Is A Big Shift to Managed Accounts Likely?

One retirement planning industry executive feels TDFs have done a lot for a lot of people, “but it’s time to go from a good idea to a great idea.”

It was only about a decade ago that Stadion Money Management, which bills itself as a defensively oriented money manager committed to using exchange traded funds (ETFs), first started to offer a target-date fund (TDF) series to institutional clients, says Tim McCabe, senior vice president and national retirement sales director.

“And full disclosure, we are still committed to our TDF product lines and the opportunities that will continue on that side of the business, but we are very excited to announce a new push into managed accounts,” McCabe tells PLANADVISER. “TDFs have been a great first step for everyone, getting people into the ballpark post-[Pension Protection Act] on where they should be with asset allocation, but we can do better.”

McCabe says for Stadion, doing better in the qualified default investment alternative (QDIA) slot means leveraging new technologies to bring to market an affordable new managed account service that delivers greater customization than a TDF, “and for about the same price.” According to McCabe, a new Stadion offering called “Storyline” brings just such capabilities to defined contribution (DC) plan participants.

From the participant service perspective, the Storyline product seems to be in line with other managed account services already available in the market, but McCabe is particularly enthusiastic about the pricing and the general opportunity surrounding managed accounts. He says managed accounts are likely to become more and more viable as a QDIA opportunity for smaller and smaller plans, especially with rapid technology innovation sweeping into the financial services space.

“What we’ve done with Storyline is that everyone is going to get the chance to write their own story,” he explains. “It’s the next chapter for how money will be managed. It will mean more customization than a TDF, which only looks at plan populations. It means more personalization and better outcomes.”

NEXT: Addressing leakage and other issues 

McCabe feels managed accounts are poised for strong growth in all segments of the retirement planning market because “simply basing someone’s investment allocation on age is not good enough, especially when the technology capabilities are coming into place to do so much more than that.”

He observes “most of the people who own TDFs also own something else, so right off the bat you’re missing the proper asset allocation and throwing off the risk and return budgets.” Over time, as participants gain other assets/liabilities outside the 401(k) account balance—as many do—McCabe says the drift in a person’s true risk-return profile versus what the TDF is delivering can be substantial.

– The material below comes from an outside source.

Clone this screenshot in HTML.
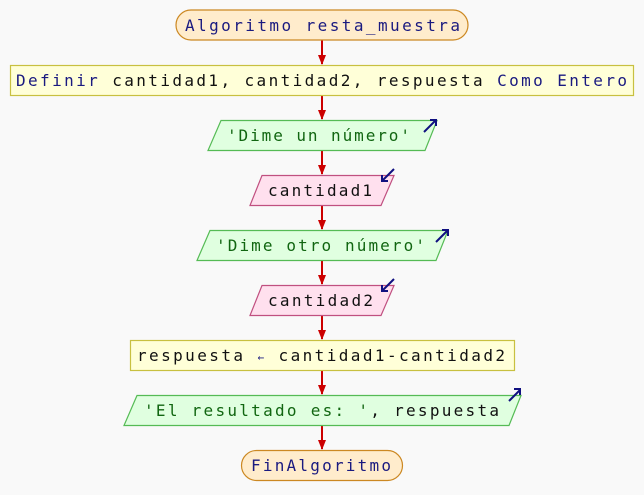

“With a product like Storyline, we can use the data we have on a participant to refine the risk tolerance beyond what is possible with a proprietary or even a customized TDF,” McCabe explains. “The technology is finally coming into place where we can efficiently deliver this kind of service much further down market. As you know, we are not a provider focused on mega plans. We are very much targeting small plans with this service.”

McCabe says plan sponsors will be able to get access to the managed accounts for a fee of around 45 to 55 basis points per year, which he says is in line or better than many TDF suites.

“We will continue to refine the product and our service, but for right now the most important thing is getting people into the most tailored glide path we can that includes all this outside information,” McCabe concludes. “The other big component is gamification. We have designed the system so participants can go in and play around with the savings variables and envision what a more successful plan would look like. That’s the first step for a lot of people.”